Nunca mais voltará Leila Diniz! Do ponto de vista excludente, de uma administração tradicional, a situação é insolúvel.

O Brasil não virou Ipanema. Ipanema virou o Brasil. Silenciosamente, as 600 favelas que o egoísmo construiu fizeram a revolução parda.

A democracia já desceu o morro.

Esta revolução silenciosa dos excluídos é um trailer, sim, do Brasil, mas não somente como deflagração de violência.

Uma luta social molenga se instalou no dia a dia, nas esmolas, nos assaltos, nas chacinas, nos ataques do Exército. E não é só a incúria dos governantes ou o egoísmo dos ricos; no fundo não é culpa de ninguém. Nossa crueldade é a tradição escravista desta burguesia de ex-negreiros.

O que houve foi uma bolha que cresceu, que estava aí há décadas se formando, uma “bolha antropológica” que provocou uma revolução social suja. Já houve. Ninguém vê isso? É só andar na rua. Um pobre para cada remediado, no coração de Ipanema.

E como reformar as mentes de planejadores e urbanistas clean? A bolha antropológica não pode ser explodida. Tem de ser obedecida.

A bolha sempre esteve ali, desde o tempo das “Memórias de um sargento de milícias”.

Ela sempre esteve aí, só que se arredava nos morros, nas periferias.

Só uma ideologia de reforma que “inclua”, que democratize, pode mudar o Rio. Ficou claro: qualquer ideia de reverter a situação é absurda. A ideologia nostálgica só conduz à ideia de genocídio. Para fazer voltar o chopinho dourado na paz dos sábados, só matando os morros. Há 30 anos era fácil. Havia dinheiro e menos gente. Até hoje, só houve soluções “brancas” para problemas “pardos”. Agora, só dá para fazer um plano de salvação social para o Rio a partir da aceitação da ideia do “insolúvel”. Os marginalizados têm de ser participantes da reforma.
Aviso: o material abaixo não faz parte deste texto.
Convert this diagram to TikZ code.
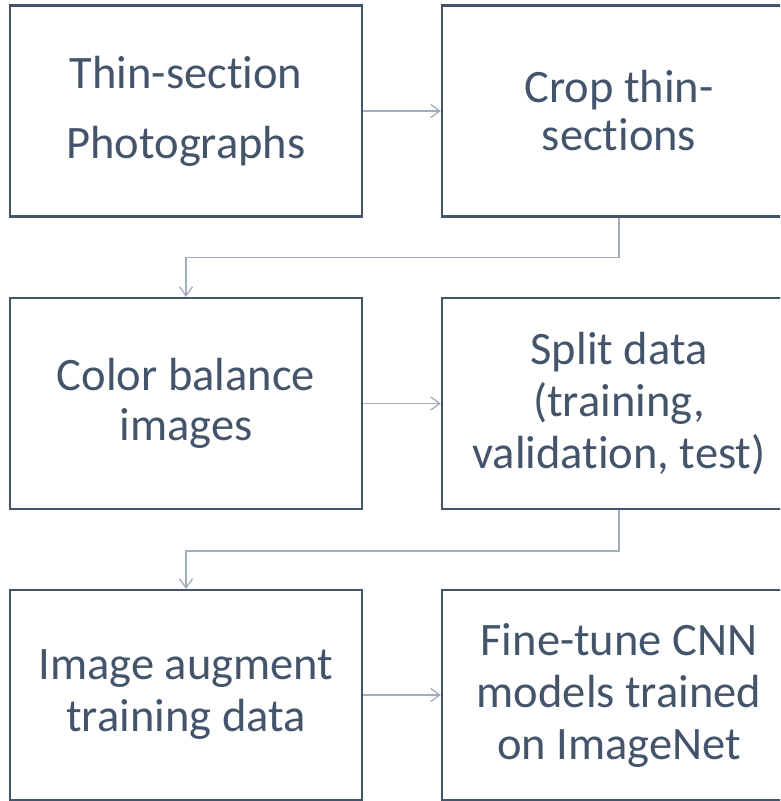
\documentclass[tikz,border=0pt]{standalone}
\usepackage{fontspec}
\setmainfont{Carlito}[Ligatures={NoCommon,NoContextual}]
\usetikzlibrary{arrows.meta}
\definecolor{boxc}{HTML}{44546A}
\definecolor{txtc}{HTML}{44546A}
\definecolor{linec}{HTML}{A3ACBB}
\tikzset{
  stepbox/.style={draw=boxc, line width=2.2pt, rectangle, minimum width=352pt, minimum height=211pt, inner sep=0pt, align=center, text=txtc, font=\fontsize{46.5}{52}\selectfont},
  conn/.style={draw=linec, line width=1.3pt, -{Straight Barb[length=9pt,width=13pt,line width=1.3pt]}}
}
\begin{document}
\begin{tikzpicture}[x=1pt,y=-1pt]
\useasboundingbox (0,0) rectangle (780,801);
\clip (0,0) rectangle (780,801);
\node[stepbox, font=\fontsize{46.5}{70}\selectfont] (b1) at (186,111) {Thin-section\\Photographs};
\node[stepbox, minimum width=354pt, font=\fontsize{46.5}{48}\selectfont] (b2) at (619,111) {Crop thin-\\sections};
\node[stepbox, font=\fontsize{46.5}{50}\selectfont] (b3) at (186,403.5) {Color balance\\images};
\node[stepbox, minimum width=354pt] (b4) at (619,403.5) {Split data\\(training,\\validation, test)};
\node[stepbox, minimum height=210pt] (b5) at (186,695) {Image augment\\training data};
\node[stepbox, minimum width=354pt, minimum height=210pt] (b6) at (619,695) {Fine-tune CNN\\models trained\\on ImageNet};
\draw[conn] (b1.east) -- (b2.west);
\draw[conn] (b2.south) -- ++(0,40) -| (b3.north);
\draw[conn] (b3.east) -- (b4.west);
\draw[conn] (b4.south) -- ++(0,41) -| (b5.north);
\draw[conn] (b5.east) -- (b6.west);
\end{tikzpicture}
\end{document}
Não há solução. A partir daí, pode-se começar a pensar. Tudo indica que os novos governantes do Rio já estão pensando assim, como foi a amostra do Morro Dona Marta.

É assim que o Brasil terá de ser replanejado: aceitando a senzala, os pretos de ganho, os forros excluídos, os ignorados nos planos de mercado, pois o Rio não vai mudar. Já mudou.

Já aconteceu, já está ocupado.

A bruta face da miséria desmoralizou a sentimentalidade branca.